People

People Jokes

Disabled people can help the world to get a printed copy of "Leaning Tower of Pisa," exactly leaned at an angle.

When did “yo” mean Hello?

They are so different, how did they come to mean the same thing? Did someone just walk up and accidentally say “llo” instead of hello and people were just like “what did you say?” and the man being embarrassed just made up a story and say “oh, I said yo, which means hello in my original language."

I don't get why people don't like my abortion jokes. Do they have a stick up their ass? Wait, that's the other hole.

There are three types of people in the world: those who can count, and those who can't.

I was asking people who knew Trump if he would win a second term. Stormy said, "No way, he doesn't have two in him!"

There are 4 people in a line. Three stand up and say "We are standing up for cancer," and then there's the one in the wheelchair.

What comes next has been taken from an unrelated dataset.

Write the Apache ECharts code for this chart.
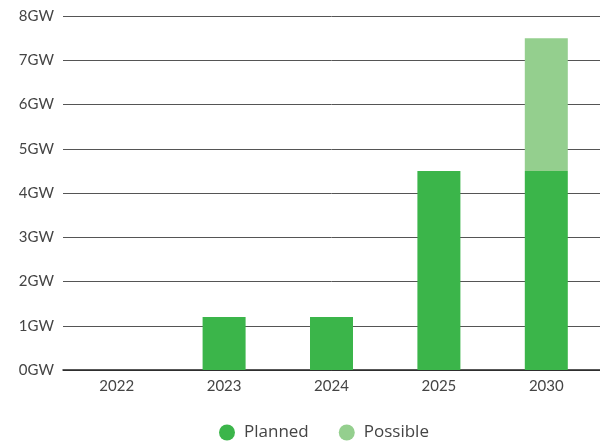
<!DOCTYPE html>
<html><head><meta charset="utf-8">
<script src="https://cdn.jsdelivr.net/npm/echarts@6/dist/echarts.min.js"></script>
<style>html,body{margin:0;padding:0;background:#fff}#c{width:600px;height:444px}</style>
</head><body><div id="c"></div>
<script>
const categories = ['2022','2023','2024','2025','2030'];
const planned = [0, 1.2, 1.2, 4.5, 4.5];
const possible = [0, 0, 0, 0, 3.0];
const seriesNames = ['Planned','Possible'];
const chart = echarts.init(document.getElementById('c'));
const font = 'Lato';
chart.setOption({
  animation: false,
  grid: {left: 63, right: 0, top: 16, bottom: 74},
  legend: {
    data: seriesNames, top: 424, left: 219, icon: 'circle', padding: 0,
    itemWidth: 16, itemHeight: 16, itemGap: 30,
    textStyle: {fontFamily: 'Open Sans', fontSize: 17, lineHeight: 17, color: '#444', padding: [0,0,0,4]}
  },
  xAxis: {
    type: 'category', data: categories,
    axisLine: {show: true, lineStyle: {color: '#222', width: 1.5}},
    axisTick: {show: false},
    axisLabel: {fontFamily: font, fontSize: 15, color: '#444', margin: 9}
  },
  yAxis: {
    type: 'value', min: 0, max: 8, interval: 1,
    axisLabel: {formatter: '{value}GW', fontFamily: font, fontSize: 15, color: '#444', margin: 9},
    splitLine: {lineStyle: {color: '#555', width: 1}},
    axisLine: {show: false}, axisTick: {show: false}
  },
  series: [
    {name: seriesNames[0], type: 'bar', stack: 't', data: planned, barWidth: 43, itemStyle: {color: '#3bb54a'}},
    {name: seriesNames[1], type: 'bar', stack: 't', data: possible, barWidth: 43, itemStyle: {color: '#94cf8e'}}
  ]
});
</script></body></html>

Two people just met. One said, “We should do some bonding.” The other nodded and said back, “Titanic.” The first just looked confused so the second one just said, “Sorry, thought that would be a good icebreaker.”

Things said by racist aliens:

"Some of my best friends are Green."

"I just know that Orange guy stole my spaceship."

"You're very pretty for a Purple girl."

"We know you Tentacletians like to rape everyone with your tentacles!"

"Adax Hitao should have finished off you Bluish people."

"You 2-headed people are so stupid!"

"No Slimatians are allowed in this restaurant because of health codes."

"Get out of my store you grigger!"

"The Plu Plux Plum meeting is tonight! Let's burn some spaceships on the Greenies' lawns!"